OBJECTIVE » Include the line containing "const yDomain: [number, number]" and all lines before it, repeated exactly from the listing below, without pictures.

GIVEN DATA »
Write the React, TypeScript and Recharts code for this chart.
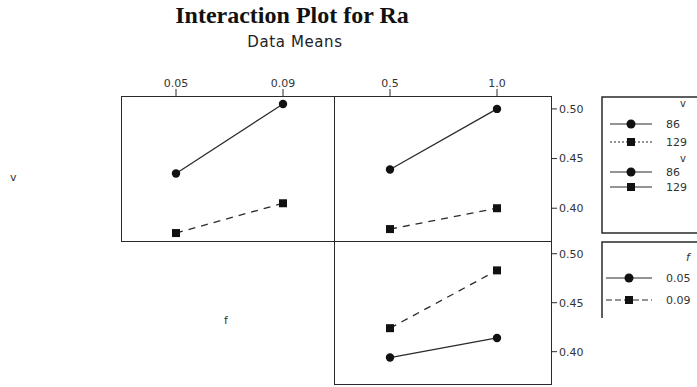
import React from 'react';
import { LineChart, Line, XAxis, YAxis } from 'recharts';

// factor levels
const fLevels = [0.05, 0.09];
const dLevels = [0.5, 1.0];
const yTicks = [0.4, 0.45, 0.5];
const yDomain: [number, number] = [0.367, 0.513];

// means of Ra
const vByF86 = [0.435, 0.505];
const vByF129 = [0.375, 0.405];
const vByD86 = [0.439, 0.5];
const vByD129 = [0.379, 0.4];
const fByD005 = [0.394, 0.414];
const fByD009 = [0.424, 0.483];

const INK = '#2a2a2a';
const FONT = '"DejaVu Sans", sans-serif';

function rows(levels: number[], a: number[], b: number[]) {
  return levels.map((x, i) => ({ x, a: a[i], b: b[i] }));
}

const CircleDot = (props: any) => {
  const { cx, cy } = props;
  if (cx == null || cy == null) return null;
  return <circle cx={cx} cy={cy} r={4.2} fill="#111" />;
};

const SquareDot = (props: any) => {
  const { cx, cy } = props;
  if (cx == null || cy == null) return null;
  return <rect x={cx - 4} y={cy - 4} width={8} height={8} fill="#111" />;
};

const tickStyle = { fontSize: 11, fill: '#333', fontFamily: FONT };

interface PanelProps {
  data: { x: number; a: number; b: number }[];
  levels: number[];
  digits: number;
  pad: { left: number; right: number };
  showTop: boolean;
  showRight: boolean;
  width: number;
  height: number;
}

function Panel({ data, levels, digits, pad, showTop, showRight, width, height }: PanelProps) {
  return (
    <LineChart width={width} height={height} data={data} margin={{ top: 0, right: 0, bottom: 0, left: 0 }}>
      <XAxis
        dataKey="x"
        type="number"
        orientation="top"
        domain={[levels[0], levels[levels.length - 1]]}
        ticks={levels}
        tickFormatter={(v: number) => v.toFixed(digits)}
        padding={pad}
        axisLine={false}
        tickSize={7}
        tickLine={{ stroke: INK }}
        tick={tickStyle}
        height={30}
        hide={!showTop}
      />
      <YAxis
        orientation="right"
        type="number"
        domain={yDomain}
        ticks={yTicks}
        tickFormatter={(v: number) => v.toFixed(2)}
        axisLine={false}
        tickSize={6}
        tickLine={{ stroke: INK }}
        tick={tickStyle}
        width={45}
        hide={!showRight}
        allowDataOverflow
      />
      <Line dataKey="a" stroke={INK} strokeWidth={1.3} dot={<CircleDot />} isAnimationActive={false} />
      <Line
        dataKey="b"
        stroke={INK}
        strokeWidth={1.3}
        strokeDasharray="7 6"
        dot={<SquareDot />}
        isAnimationActive={false}
      />
    </LineChart>
  );
}

const boxStyle = (left: number, top: number, width: number, height: number): React.CSSProperties => ({
  position: 'absolute',
  left,
  top,
  width,
  height,
  border: `1.6px solid ${INK}`,
  boxSizing: 'border-box',
  pointerEvents: 'none',
});

function LegendRow({ y, marker, dash, label, x0, x1 }: { y: number; marker: 'c' | 's'; dash?: string; label: string; x0: number; x1: number }) {
  const mx = (x0 + x1) / 2;
  return (
    <g>
      <line x1={x0} x2={x1} y1={y} y2={y} stroke={INK} strokeWidth={1.2} strokeDasharray={dash} />
      {marker === 'c' ? (
        <circle cx={mx} cy={y} r={4.5} fill="#111" />
      ) : (
        <rect x={mx - 4} y={y - 4} width={8} height={8} fill="#111" />
      )}
      <text x={x1 + 14} y={y + 4} fontSize={11} fill="#333" fontFamily={FONT}>
        {label}
      </text>
    </g>
  );
}

export default function App() {
  return (
    <div
      style={{
        position: 'absolute',
        left: 0,
        top: 0,
        width: 697,
        height: 387,
        background: '#fff',
        overflow: 'hidden',
        fontFamily: FONT,
      }}
    >
      <div
        style={{
          position: 'absolute',
          left: 117,
          width: 350,
          top: 2,
          textAlign: 'center',
          fontFamily: '"Liberation Serif", serif',
          fontWeight: 'bold',
          fontSize: 24,
          color: '#111',
        }}
      >
        Interaction Plot for Ra
      </div>
      <div
        style={{
          position: 'absolute',
          left: 120,
          width: 350,
          top: 33,
          textAlign: 'center',
          fontSize: 15,
          letterSpacing: 0.6,
          color: '#222',
        }}
      >
        Data Means
      </div>

      <div style={{ position: 'absolute', left: 10, top: 171, fontSize: 11, color: '#333' }}>v</div>
      <div style={{ position: 'absolute', left: 224, top: 314, fontSize: 11, color: '#333' }}>f</div>

      <div style={{ position: 'absolute', left: 121, top: 66 }}>
        <Panel
          data={rows(fLevels, vByF86, vByF129)}
          levels={fLevels}
          digits={2}
          pad={{ left: 55, right: 51 }}
          showTop
          showRight={false}
          width={213}
          height={175}
        />
      </div>
      <div style={{ position: 'absolute', left: 334, top: 66 }}>
        <Panel
          data={rows(dLevels, vByD86, vByD129)}
          levels={dLevels}
          digits={1}
          pad={{ left: 56, right: 54 }}
          showTop
          showRight
          width={262}
          height={175}
        />
      </div>
      <div style={{ position: 'absolute', left: 334, top: 241 }}>
        <Panel
          data={rows(dLevels, fByD005, fByD009)}
          levels={dLevels}
          digits={1}
          pad={{ left: 56, right: 54 }}
          showTop={false}
          showRight
          width={262}
          height={143}
        />
      </div>

      <div style={boxStyle(121, 96, 214, 146)} />
      <div style={boxStyle(334, 96, 218, 146)} />
      <div style={boxStyle(334, 241, 218, 144)} />

      <svg width={697} height={387} style={{ position: 'absolute', left: 0, top: 0, pointerEvents: 'none' }}>
        <path d="M700 97 H602 V233 H700" fill="none" stroke={INK} strokeWidth={1.5} />
        <text x={680} y={107} fontSize={10} fill="#333" fontFamily={FONT}>v</text>
        <LegendRow y={124} marker="c" label="86" x0={610} x1={652} />
        <LegendRow y={142} marker="s" dash="2 2" label="129" x0={610} x1={652} />
        <text x={680} y={162} fontSize={10} fill="#333" fontFamily={FONT}>v</text>
        <LegendRow y={172} marker="c" label="86" x0={610} x1={652} />
        <LegendRow y={187} marker="s" label="129" x0={610} x1={652} />

        <path d="M700 242 H602 V318" fill="none" stroke={INK} strokeWidth={1.5} />
        <text x={686} y={261} fontSize={11} fontStyle="italic" fill="#333" fontFamily={FONT}>f</text>
        <LegendRow y={278} marker="c" label="0.05" x0={606} x1={652} />
        <LegendRow y={300} marker="s" dash="6 3" label="0.09" x0={606} x1={652} />
      </svg>
    </div>
  );
}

ANSWER TO THE PROBLEM »
Write the React, TypeScript and Recharts code for this chart.
import React from 'react';
import { LineChart, Line, XAxis, YAxis } from 'recharts';

// factor levels
const fLevels = [0.05, 0.09];
const dLevels = [0.5, 1.0];
const yTicks = [0.4, 0.45, 0.5];
const yDomain: [number, number] = [0.367, 0.513];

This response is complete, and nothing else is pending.